(Records with drawing code)
'''

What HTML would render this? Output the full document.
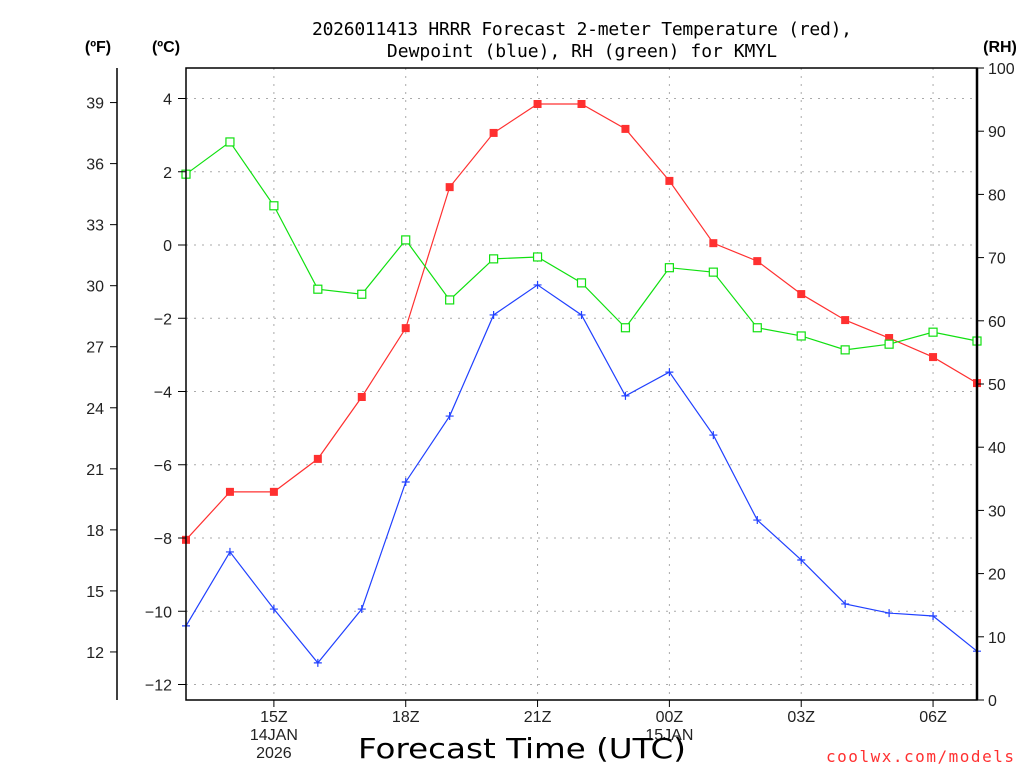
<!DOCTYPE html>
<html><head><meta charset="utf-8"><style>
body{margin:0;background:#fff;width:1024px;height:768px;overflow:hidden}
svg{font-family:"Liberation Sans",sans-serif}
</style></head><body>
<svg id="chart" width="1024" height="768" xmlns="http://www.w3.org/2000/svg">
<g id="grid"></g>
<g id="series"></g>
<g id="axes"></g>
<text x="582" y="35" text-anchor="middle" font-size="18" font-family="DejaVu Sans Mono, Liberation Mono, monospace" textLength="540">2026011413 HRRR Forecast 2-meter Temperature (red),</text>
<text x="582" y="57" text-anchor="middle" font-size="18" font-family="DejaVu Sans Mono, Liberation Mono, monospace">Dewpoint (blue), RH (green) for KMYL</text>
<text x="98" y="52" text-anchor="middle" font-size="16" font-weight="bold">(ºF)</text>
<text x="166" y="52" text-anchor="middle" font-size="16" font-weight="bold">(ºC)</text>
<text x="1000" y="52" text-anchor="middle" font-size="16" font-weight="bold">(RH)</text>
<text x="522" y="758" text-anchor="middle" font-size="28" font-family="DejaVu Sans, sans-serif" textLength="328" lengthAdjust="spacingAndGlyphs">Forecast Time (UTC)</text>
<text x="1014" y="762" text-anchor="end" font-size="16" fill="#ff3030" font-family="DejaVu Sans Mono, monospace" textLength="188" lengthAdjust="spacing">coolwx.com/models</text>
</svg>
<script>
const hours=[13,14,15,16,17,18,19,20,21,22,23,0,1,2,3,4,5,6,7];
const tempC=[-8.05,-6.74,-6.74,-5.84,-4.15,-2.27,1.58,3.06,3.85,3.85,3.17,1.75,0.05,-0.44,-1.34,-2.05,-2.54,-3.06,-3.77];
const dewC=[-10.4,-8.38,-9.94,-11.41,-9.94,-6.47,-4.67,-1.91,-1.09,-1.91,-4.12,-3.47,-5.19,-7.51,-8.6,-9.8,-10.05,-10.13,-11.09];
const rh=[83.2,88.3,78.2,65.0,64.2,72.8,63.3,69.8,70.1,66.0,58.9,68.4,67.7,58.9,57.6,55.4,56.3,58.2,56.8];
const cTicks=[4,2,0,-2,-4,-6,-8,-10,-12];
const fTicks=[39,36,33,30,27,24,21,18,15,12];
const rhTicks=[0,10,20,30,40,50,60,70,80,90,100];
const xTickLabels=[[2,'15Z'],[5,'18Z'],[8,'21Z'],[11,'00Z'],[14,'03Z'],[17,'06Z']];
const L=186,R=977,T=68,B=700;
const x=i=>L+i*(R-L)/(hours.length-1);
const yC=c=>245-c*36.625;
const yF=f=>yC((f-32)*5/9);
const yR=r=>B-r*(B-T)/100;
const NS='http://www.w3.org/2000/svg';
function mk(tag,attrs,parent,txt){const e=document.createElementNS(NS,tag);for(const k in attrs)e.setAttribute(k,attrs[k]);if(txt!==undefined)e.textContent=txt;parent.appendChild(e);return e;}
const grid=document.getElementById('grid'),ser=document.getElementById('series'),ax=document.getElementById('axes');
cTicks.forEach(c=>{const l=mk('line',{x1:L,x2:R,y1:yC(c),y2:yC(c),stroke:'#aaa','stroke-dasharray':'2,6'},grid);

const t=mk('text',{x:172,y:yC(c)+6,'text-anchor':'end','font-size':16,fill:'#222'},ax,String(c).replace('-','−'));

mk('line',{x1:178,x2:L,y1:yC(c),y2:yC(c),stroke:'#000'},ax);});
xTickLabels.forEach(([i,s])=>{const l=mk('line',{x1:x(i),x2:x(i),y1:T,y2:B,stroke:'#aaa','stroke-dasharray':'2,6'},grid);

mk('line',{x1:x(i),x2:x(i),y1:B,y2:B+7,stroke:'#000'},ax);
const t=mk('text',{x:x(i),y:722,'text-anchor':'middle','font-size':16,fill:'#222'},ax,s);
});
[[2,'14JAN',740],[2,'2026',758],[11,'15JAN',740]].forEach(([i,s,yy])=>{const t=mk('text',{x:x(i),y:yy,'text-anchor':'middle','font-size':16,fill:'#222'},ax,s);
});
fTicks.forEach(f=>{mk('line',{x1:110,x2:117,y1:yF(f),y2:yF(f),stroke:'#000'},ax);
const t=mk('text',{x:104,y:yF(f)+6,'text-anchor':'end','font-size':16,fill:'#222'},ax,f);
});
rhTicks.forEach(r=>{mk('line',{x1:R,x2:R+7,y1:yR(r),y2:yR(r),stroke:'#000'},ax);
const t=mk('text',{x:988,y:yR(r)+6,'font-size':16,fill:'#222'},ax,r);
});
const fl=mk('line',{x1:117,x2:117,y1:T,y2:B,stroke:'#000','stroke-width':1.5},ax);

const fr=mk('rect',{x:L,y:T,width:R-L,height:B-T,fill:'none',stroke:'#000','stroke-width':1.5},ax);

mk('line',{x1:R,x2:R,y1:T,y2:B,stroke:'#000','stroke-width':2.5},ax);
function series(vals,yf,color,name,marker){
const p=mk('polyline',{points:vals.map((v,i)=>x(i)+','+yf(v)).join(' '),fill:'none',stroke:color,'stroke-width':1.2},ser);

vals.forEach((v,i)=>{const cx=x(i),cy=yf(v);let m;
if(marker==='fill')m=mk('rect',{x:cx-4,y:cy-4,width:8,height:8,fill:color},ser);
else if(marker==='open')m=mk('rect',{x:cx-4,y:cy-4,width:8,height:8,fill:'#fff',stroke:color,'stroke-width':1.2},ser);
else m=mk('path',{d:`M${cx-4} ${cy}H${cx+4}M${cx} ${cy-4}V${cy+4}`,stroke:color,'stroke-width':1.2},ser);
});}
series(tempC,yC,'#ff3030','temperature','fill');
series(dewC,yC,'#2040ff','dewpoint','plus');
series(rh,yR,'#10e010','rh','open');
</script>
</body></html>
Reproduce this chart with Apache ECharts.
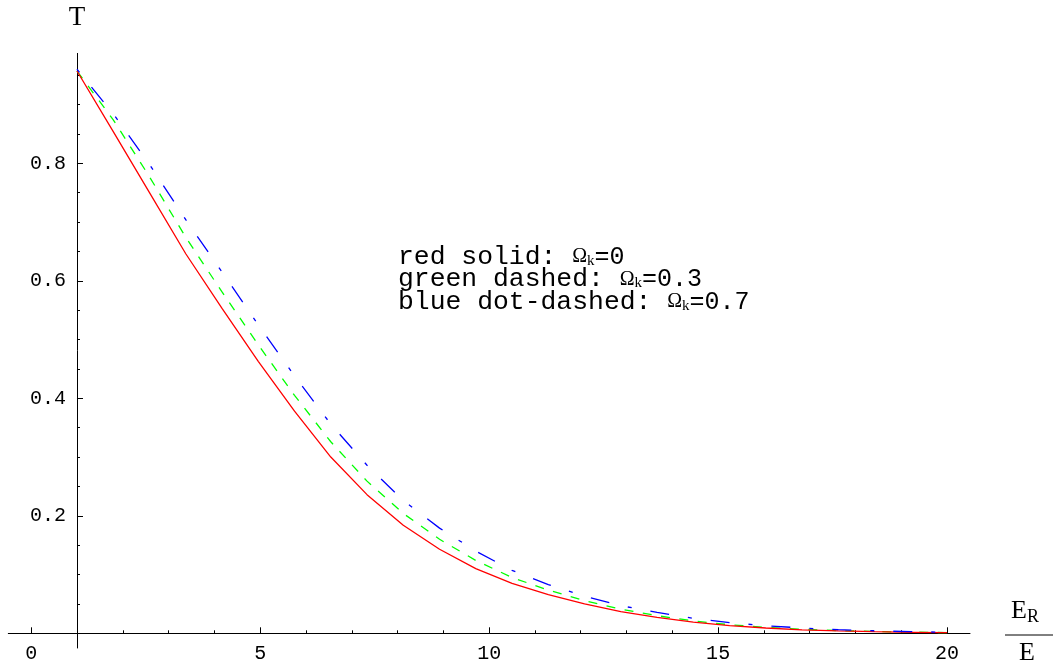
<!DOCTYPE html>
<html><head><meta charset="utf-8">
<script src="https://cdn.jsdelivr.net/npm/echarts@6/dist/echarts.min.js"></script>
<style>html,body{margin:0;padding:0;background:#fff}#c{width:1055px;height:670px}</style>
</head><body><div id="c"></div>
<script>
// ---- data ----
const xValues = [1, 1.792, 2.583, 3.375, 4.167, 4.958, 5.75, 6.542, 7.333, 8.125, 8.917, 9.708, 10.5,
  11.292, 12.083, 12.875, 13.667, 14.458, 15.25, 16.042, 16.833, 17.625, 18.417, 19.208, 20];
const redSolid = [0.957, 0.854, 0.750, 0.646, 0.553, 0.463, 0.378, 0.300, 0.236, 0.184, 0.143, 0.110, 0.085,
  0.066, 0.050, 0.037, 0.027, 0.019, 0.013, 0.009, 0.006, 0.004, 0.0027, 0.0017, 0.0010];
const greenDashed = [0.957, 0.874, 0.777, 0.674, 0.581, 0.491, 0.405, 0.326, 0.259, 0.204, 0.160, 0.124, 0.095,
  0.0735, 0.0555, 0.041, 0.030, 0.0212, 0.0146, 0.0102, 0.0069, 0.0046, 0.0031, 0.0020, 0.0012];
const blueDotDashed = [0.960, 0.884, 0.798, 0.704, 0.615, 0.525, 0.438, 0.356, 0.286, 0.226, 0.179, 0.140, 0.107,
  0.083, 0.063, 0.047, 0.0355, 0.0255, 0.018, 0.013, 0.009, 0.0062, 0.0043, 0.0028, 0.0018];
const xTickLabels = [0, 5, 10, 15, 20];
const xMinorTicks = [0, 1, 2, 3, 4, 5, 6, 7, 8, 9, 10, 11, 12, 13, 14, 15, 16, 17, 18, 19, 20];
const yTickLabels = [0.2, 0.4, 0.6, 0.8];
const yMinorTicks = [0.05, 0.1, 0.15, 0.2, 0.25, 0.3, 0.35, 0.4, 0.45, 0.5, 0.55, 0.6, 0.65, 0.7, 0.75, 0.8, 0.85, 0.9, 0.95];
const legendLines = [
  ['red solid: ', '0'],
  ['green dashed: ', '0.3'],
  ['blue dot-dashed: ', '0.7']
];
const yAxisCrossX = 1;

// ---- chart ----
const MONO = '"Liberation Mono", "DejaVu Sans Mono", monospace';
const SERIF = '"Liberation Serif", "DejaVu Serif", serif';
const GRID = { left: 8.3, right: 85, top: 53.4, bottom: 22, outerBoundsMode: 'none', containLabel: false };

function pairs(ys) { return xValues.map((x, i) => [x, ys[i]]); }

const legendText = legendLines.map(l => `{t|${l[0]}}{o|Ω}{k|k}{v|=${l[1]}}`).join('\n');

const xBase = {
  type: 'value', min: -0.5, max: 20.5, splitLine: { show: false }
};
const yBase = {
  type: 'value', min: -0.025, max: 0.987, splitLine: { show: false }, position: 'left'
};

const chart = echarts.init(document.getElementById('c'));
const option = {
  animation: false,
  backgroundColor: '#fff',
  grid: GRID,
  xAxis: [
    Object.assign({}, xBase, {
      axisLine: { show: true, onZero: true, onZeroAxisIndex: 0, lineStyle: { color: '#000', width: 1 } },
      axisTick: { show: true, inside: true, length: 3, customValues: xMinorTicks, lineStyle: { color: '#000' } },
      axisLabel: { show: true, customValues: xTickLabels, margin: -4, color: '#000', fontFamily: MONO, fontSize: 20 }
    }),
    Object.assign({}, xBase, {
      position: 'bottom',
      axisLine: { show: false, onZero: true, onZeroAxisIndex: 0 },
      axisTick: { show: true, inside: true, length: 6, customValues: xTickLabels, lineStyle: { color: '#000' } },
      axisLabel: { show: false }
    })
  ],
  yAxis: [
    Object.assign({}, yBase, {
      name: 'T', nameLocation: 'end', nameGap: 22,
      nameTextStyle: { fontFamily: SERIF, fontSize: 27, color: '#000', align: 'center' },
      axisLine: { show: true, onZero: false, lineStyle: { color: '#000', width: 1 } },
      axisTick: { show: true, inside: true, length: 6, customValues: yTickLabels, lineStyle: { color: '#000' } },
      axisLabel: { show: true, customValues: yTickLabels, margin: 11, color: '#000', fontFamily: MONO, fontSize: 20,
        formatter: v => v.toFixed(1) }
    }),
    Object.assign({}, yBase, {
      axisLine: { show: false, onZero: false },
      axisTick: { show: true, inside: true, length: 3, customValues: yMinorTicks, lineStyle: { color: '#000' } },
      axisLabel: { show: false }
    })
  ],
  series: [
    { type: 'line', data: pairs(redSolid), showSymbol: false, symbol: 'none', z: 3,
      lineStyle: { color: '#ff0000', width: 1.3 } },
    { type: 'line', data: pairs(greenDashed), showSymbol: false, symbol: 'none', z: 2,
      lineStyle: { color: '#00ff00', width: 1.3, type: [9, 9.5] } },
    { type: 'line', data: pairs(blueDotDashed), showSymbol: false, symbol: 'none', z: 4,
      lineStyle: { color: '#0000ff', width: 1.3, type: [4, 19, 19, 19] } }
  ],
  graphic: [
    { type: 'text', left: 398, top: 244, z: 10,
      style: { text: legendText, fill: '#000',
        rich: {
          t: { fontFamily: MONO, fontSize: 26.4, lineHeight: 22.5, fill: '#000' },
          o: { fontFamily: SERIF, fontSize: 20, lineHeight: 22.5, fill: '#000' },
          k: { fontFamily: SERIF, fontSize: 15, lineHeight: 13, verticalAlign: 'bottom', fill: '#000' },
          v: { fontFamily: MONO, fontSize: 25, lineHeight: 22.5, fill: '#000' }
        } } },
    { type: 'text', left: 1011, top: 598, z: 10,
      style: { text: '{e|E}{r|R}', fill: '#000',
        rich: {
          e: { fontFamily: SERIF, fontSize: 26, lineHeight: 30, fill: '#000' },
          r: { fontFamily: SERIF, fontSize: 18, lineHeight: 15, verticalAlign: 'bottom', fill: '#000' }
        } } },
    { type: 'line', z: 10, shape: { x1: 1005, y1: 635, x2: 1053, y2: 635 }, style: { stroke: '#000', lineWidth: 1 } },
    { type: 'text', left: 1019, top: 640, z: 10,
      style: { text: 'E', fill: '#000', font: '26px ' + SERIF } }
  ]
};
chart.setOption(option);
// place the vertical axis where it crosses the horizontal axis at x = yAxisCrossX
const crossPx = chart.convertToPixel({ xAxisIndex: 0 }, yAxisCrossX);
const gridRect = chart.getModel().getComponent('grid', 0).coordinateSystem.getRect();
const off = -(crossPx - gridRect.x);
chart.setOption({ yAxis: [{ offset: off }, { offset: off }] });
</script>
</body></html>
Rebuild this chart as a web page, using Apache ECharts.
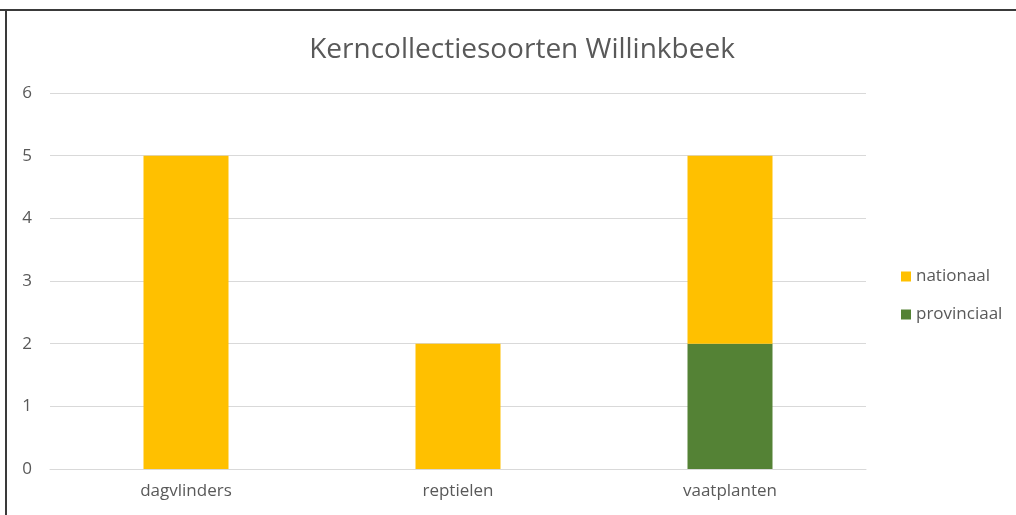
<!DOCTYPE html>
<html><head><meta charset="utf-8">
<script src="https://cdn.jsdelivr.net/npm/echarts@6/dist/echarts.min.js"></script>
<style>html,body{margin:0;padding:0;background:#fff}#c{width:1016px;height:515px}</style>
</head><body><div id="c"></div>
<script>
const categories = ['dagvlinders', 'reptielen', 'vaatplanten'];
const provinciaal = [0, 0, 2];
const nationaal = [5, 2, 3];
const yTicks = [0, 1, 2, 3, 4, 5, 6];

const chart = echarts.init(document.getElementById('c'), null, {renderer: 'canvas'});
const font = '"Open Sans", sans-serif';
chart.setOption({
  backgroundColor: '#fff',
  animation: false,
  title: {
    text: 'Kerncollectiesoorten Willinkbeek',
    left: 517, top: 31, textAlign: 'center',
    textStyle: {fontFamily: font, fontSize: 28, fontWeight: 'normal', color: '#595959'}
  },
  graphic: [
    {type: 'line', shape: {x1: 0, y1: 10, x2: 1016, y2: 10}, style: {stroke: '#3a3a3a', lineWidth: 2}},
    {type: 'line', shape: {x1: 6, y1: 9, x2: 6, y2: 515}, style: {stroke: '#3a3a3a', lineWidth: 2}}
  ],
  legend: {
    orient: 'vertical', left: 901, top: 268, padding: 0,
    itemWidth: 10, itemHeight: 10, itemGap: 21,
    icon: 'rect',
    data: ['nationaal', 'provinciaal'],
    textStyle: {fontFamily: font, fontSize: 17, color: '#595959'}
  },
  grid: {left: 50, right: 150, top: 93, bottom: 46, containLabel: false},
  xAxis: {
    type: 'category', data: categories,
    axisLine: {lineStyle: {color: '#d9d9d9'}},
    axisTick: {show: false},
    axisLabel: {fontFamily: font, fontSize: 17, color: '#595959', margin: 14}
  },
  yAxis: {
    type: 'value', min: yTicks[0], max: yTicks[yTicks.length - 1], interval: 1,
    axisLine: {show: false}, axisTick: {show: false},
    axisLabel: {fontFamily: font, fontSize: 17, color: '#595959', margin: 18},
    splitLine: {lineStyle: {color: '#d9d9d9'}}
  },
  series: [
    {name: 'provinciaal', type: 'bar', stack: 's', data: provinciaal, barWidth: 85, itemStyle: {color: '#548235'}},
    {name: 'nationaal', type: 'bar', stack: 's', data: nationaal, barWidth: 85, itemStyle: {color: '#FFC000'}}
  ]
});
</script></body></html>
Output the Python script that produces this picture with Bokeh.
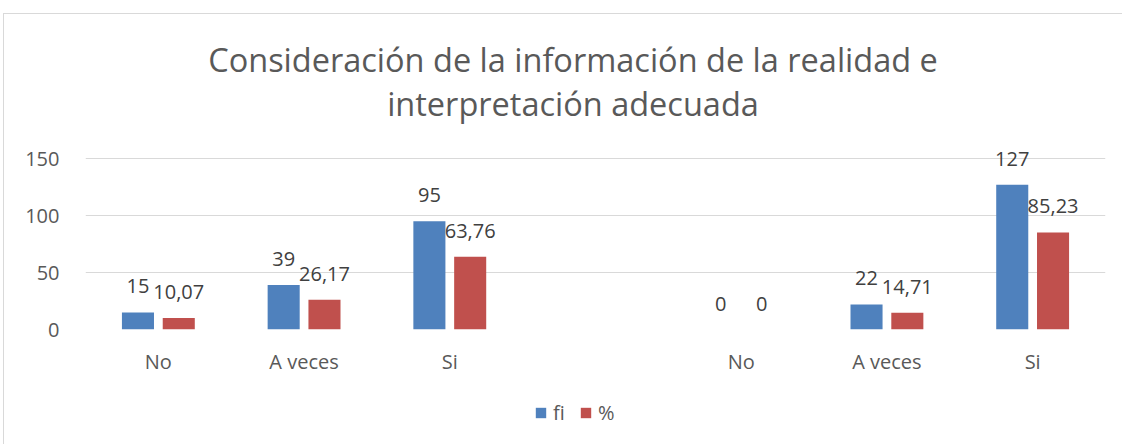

'''

Read the data above and pull out each line that holds the string "this".

▶ [ANSWER TO THE PROBLEM]
What HTML would render this? Output the full document.
Reproduce this chart with Apache ECharts.
Rebuild this chart as a web page, using Apache ECharts.
Output the Python script that produces this picture with Bokeh.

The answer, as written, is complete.